How does the number of corn plants per acre affect yield? How can one be sure about the validity of assessment? Thanks to last summer’s Tech in Ag workshop, Kelly Mikhail of Worthington Christian High School was able to teach her Molecular and Cellular Biology Honors students how to assess data and determine its reliability.
Dr. Alex Lindsey of OSU provided 10 corn stalks from each of the experimental variable seed plots sampled at the Tech in Ag Workshop. Mikhail used the corn stalks and the 3D images of ears of corn from the variable seed plots in her lab to introduce:
- experimental design
- accurate data collection
- statistical analysis using the two tailed t- test to determine if crop density increased or decreased the yield per ear of corn and if the increase or decrease in ear yield is related to stalk diameter or height
- collaboration using a Google Sheets document for data collection on classroom iPads
This lesson was adapted from variable rate seeding information provided at the Tech in Ag workshop.

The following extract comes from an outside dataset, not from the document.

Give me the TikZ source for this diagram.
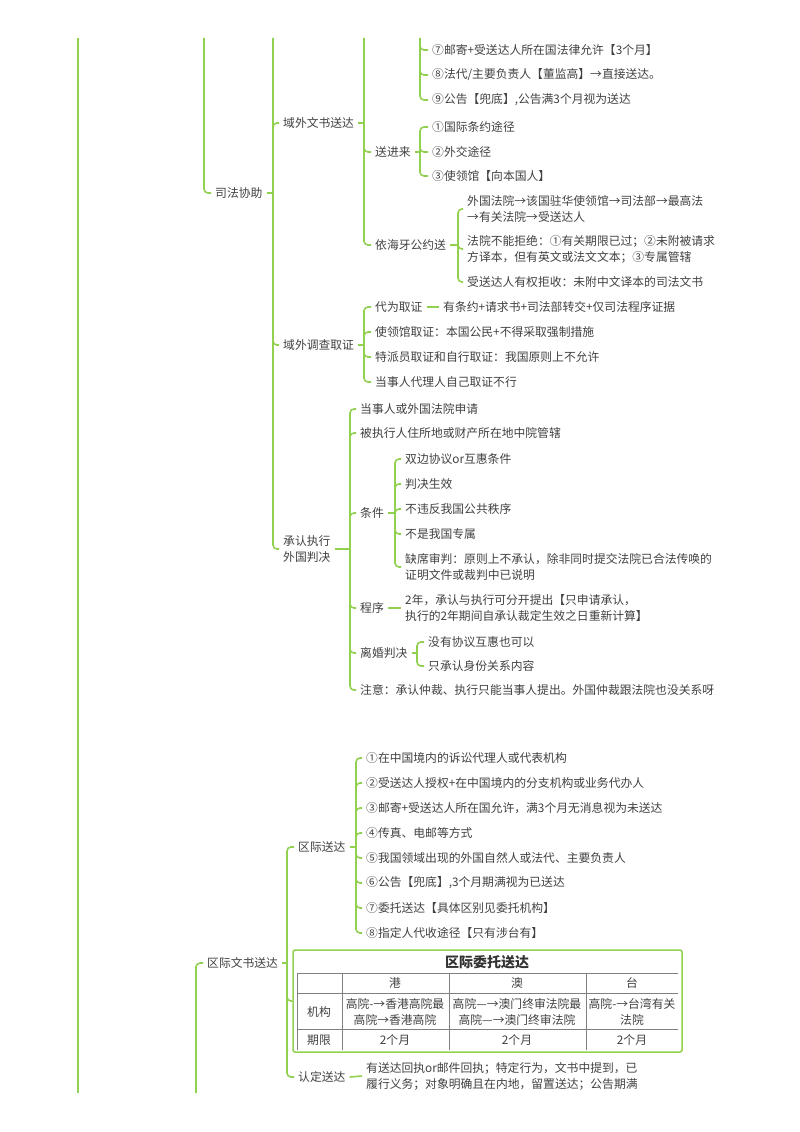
\documentclass[tikz,border=0pt]{standalone}
\usepackage{fontspec}
\setmainfont{Noto Sans CJK SC}
\usetikzlibrary{positioning,calc}
\definecolor{mmgreen}{RGB}{146,208,80}
\definecolor{mmtext}{RGB}{64,64,64}
\definecolor{mmgrid}{RGB}{128,128,128}

\begin{document}
\begin{tikzpicture}[x=1pt, y=-1pt,
    topic/.style={anchor=west, inner xsep=4pt, inner ysep=1pt, align=left, text=mmtext, font=\fontsize{11.8pt}{16pt}\selectfont},
    link/.style={draw=mmgreen, line width=1.6pt, rounded corners=4pt},
    cell/.style={inner sep=0pt, align=center, text=mmtext, font=\fontsize{11.8pt}{16pt}\selectfont},
    tabline/.style={draw=mmgrid, line width=0.8pt}
]
\useasboundingbox (0,0) rectangle (800,1132);

% free ends of branches that start outside the page
\coordinate (topL) at (78,38);
\coordinate (botL) at (78,1093);
\coordinate (topS) at (204,38);
\coordinate (topA) at (273,38);
\coordinate (topB) at (364,38);
\coordinate (topC) at (420,38);
\coordinate (botQ) at (196,1093);

% 司法协助
\node[topic] (sfxz) at (211,193) {司法协助};
\node[topic] (ywws) at (279,123) {域外文书送达};
\node[topic] (ywdc) at (279,345) {域外调查取证};
\node[topic] (cr) at (279,549) {承认执行\\外国判决};

\node[topic] (s7) at (428,50) {⑦邮寄+受送达人所在国法律允许【3个月】};
\node[topic] (s8) at (428,75) {⑧法代/主要负责人【董监高】→直接送达。};
\node[topic] (s9) at (428,100) {⑨公告【兜底】,公告满3个月视为送达};

\node[topic] (jinlai) at (371,152) {送进来};
\node[topic] (j1) at (428,127) {①国际条约途径};
\node[topic] (j2) at (428,152) {②外交途径};
\node[topic] (j3) at (428,176) {③使领馆【向本国人】};

\node[topic] (hy) at (371,245) {依海牙公约送};
\node[topic] (h1) at (463,209) {外国法院→该国驻华使领馆→司法部→最高法\\→有关法院→受送达人};
\node[topic] (h2) at (463,249) {法院不能拒绝：①有关期限已过；②未附被请求\\方译本，但有英文或法文文本；③专属管辖};
\node[topic] (h3) at (463,282) {受送达人有权拒收：未附中文译本的司法文书};

\node[topic] (d1) at (371,307) {代为取证};
\node[topic] (d1a) at (439,307) {有条约+请求书+司法部转交+仅司法程序证据};
\node[topic] (d2) at (371,332) {使领馆取证：本国公民+不得采取强制措施};
\node[topic] (d3) at (371,357) {特派员取证和自行取证：我国原则上不允许};
\node[topic] (d4) at (371,382) {当事人代理人自己取证不行};

\node[topic] (c1) at (356,409) {当事人或外国法院申请};
\node[topic] (c2) at (356,433) {被执行人住所地或财产所在地中院管辖};
\node[topic] (tj) at (356,513) {条件};
\node[topic] (t1) at (401,459) {双边协议or互惠条件};
\node[topic] (t2) at (401,484) {判决生效};
\node[topic] (t3) at (401,509) {不违反我国公共秩序};
\node[topic] (t4) at (401,534) {不是我国专属};
\node[topic] (t5) at (401,567) {缺席审判：原则上不承认，除非同时提交法院已合法传唤的\\证明文件或裁判中已说明};
\node[topic] (cx) at (356,608) {程序};
\node[topic] (cxa) at (401,608) {2年，承认与执行可分开提出【只申请承认，\\执行的2年期间自承认裁定生效之日重新计算】};
\node[topic] (lh) at (356,653) {离婚判决};
\node[topic] (l1) at (424,642) {没有协议互惠也可以};
\node[topic] (l2) at (424,666) {只承认身份关系内容};
\node[topic] (zy) at (356,690) {注意：承认仲裁、执行只能当事人提出。外国仲裁跟法院也没关系呀};

% 区际文书送达
\node[topic] (qjws) at (203,963) {区际文书送达};
\node[topic] (qjsd) at (294,847) {区际送达};
\node[topic] (q1) at (362,758) {①在中国境内的诉讼代理人或代表机构};
\node[topic] (q2) at (362,783) {②受送达人授权+在中国境内的分支机构或业务代办人};
\node[topic] (q3) at (362,808) {③邮寄+受送达人所在国允许，满3个月无消息视为未送达};
\node[topic] (q4) at (362,833) {④传真、电邮等方式};
\node[topic] (q5) at (362,858) {⑤我国领域出现的外国自然人或法代、主要负责人};
\node[topic] (q6) at (362,883) {⑥公告【兜底】,3个月期满视为已送达};
\node[topic] (q7) at (362,908) {⑦委托送达【具体区别见委托机构】};
\node[topic] (q8) at (362,933) {⑧指定人代收途径【只有涉台有】};
\node[topic] (rd) at (294,1077) {认定送达};
\node[topic] (rda) at (362,1076) {有送达回执or邮件回执；特定行为，文书中提到，已\\履行义务；对象明确且在内地，留置送达；公告期满};

% 区际委托送达 table
\node[draw=mmgreen, line width=1.5pt, rounded corners=2pt, minimum width=389pt, minimum height=102pt, inner sep=0pt] (wtbox) at (487.5,1001) {};
\node[cell, font=\fontsize{14pt}{16pt}\selectfont\bfseries, text=black!80] (wtt) at (487,962) {区际委托送达};
\draw[tabline] (297,973) -- (678,973) (297,993) -- (678,993) (297,1029) -- (678,1029);
\draw[tabline] (297,973) -- (297,1050) (342,973) -- (342,1050) (449,973) -- (449,1050) (586,973) -- (586,1050);
\node[cell] (hg) at (395,983) {港};
\node[cell] (hm) at (517,983) {澳};
\node[cell] (ht) at (632,983) {台};
\node[cell] (jg) at (319,1012) {机构};
\node[cell] (jg1) at (395,1012) {高院-→香港高院最\\高院→香港高院};
\node[cell] (jg2) at (517,1012) {高院—→澳门终审法院最\\高院—→澳门终审法院};
\node[cell] (jg3) at (632,1012) {高院-→台湾有关\\法院};
\node[cell] (qx) at (319,1040) {期限};
\node[cell] (qx1) at (395,1040) {2个月};
\node[cell] (qx2) at (517,1040) {2个月};
\node[cell] (qx3) at (632,1040) {2个月};

% connectors
\draw[link] (topL) -- (botL);
\draw[link] (topS) |- (sfxz.west);
\draw[link] (sfxz.east) -- (273,193) coordinate (jA);
\draw[link] (topA) |- (cr.west) (jA) |- (ywws.west) (jA) |- (ywdc.west);
\draw[link] (ywws.east) -- (364,123) coordinate (jB);
\draw[link] (topB) |- (hy.west) (jB) |- (jinlai.west);
\draw[link] (topC) |- (s9.west) (topC) |- (s7.west) (topC) |- (s8.west);
\draw[link] (jinlai.east) -- (420,152) coordinate (jC);
\draw[link] (jC) |- (j1.west) (jC) |- (j2.west) (jC) |- (j3.west);
\draw[link] (hy.east) -- (458,245) coordinate (jD);
\draw[link] (jD) |- (h1.west) (jD) |- (h2.west) (jD) |- (h3.west);
\draw[link] (ywdc.east) -- (364,345) coordinate (jE);
\draw[link] (jE) |- (d1.west) (jE) |- (d2.west) (jE) |- (d3.west) (jE) |- (d4.west);
\draw[link] (d1.east) -- (d1a.west);
\draw[link] (cr.east) -- (350,549) coordinate (jF);
\draw[link] (jF) |- (c1.west) (jF) |- (c2.west) (jF) |- (tj.west) (jF) |- (cx.west) (jF) |- (lh.west) (jF) |- (zy.west);
\draw[link] (tj.east) -- (395,513) coordinate (jG);
\draw[link] (jG) |- (t1.west) (jG) |- (t2.west) (jG) |- (t3.west) (jG) |- (t4.west) (jG) |- (t5.west);
\draw[link] (cx.east) -- (cxa.west);
\draw[link] (lh.east) -- (417,653) coordinate (jH);
\draw[link] (jH) |- (l1.west) (jH) |- (l2.west);

\draw[link] (botQ) |- (qjws.west);
\draw[link] (qjws.east) -- (287,963) coordinate (jI);
\draw[link] (jI) |- (qjsd.west) (jI) |- (wtbox.west) (jI) |- (rd.west);
\draw[link] (qjsd.east) -- (356,847) coordinate (jJ);
\draw[link] (jJ) |- (q1.west) (jJ) |- (q2.west) (jJ) |- (q3.west) (jJ) |- (q4.west) (jJ) |- (q5.west) (jJ) |- (q6.west) (jJ) |- (q7.west) (jJ) |- (q8.west);
\draw[link] (rd.east) -- (rda.west);
\end{tikzpicture}
\end{document}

The students measured average number of corn plants, average corn plant height, average stem diameter, and average number of kernels per corn ear of each plot set (101, 102, 103). They entered the average number per row, height, stem diameter, and kernel per ear onto a google sheet. Next, the students analyzed and compared the relationship between trends in the data (stem diameter and kernels per ear).
Mikhail said her students were engaged and interested in the Ohio farming practices through the years power point presentation. “My students discussed why crops changed over the years and the use of Genetically Modified Organisms (GMOs). They had no idea what “No Till” farming was and how the use of GMO crops benefits the environment. We focused on the science of GMO and the benefit to the farmer and environment. They were very interested in GMOs because of the media’s portrayal of inherent damage a GMO will have on your body and the environment. We practiced argument based from evidence, reliability of sources, and civil discourse.”
The students were energetic and engaged in collecting data from actual plants harvested from experimental plots. They practiced collecting accurate and precise data and inputting data on the Google docs. Mikhail said, “My students were excited to learn how to use Google sheets and analyze data simply by highlighting and selecting ‘average’. Executing the two tailed t-test was more difficult but worth the effort.” Mikhail said she would use this lab first next year to introduce accurate and precise data collection and engage students in ag biotech issues.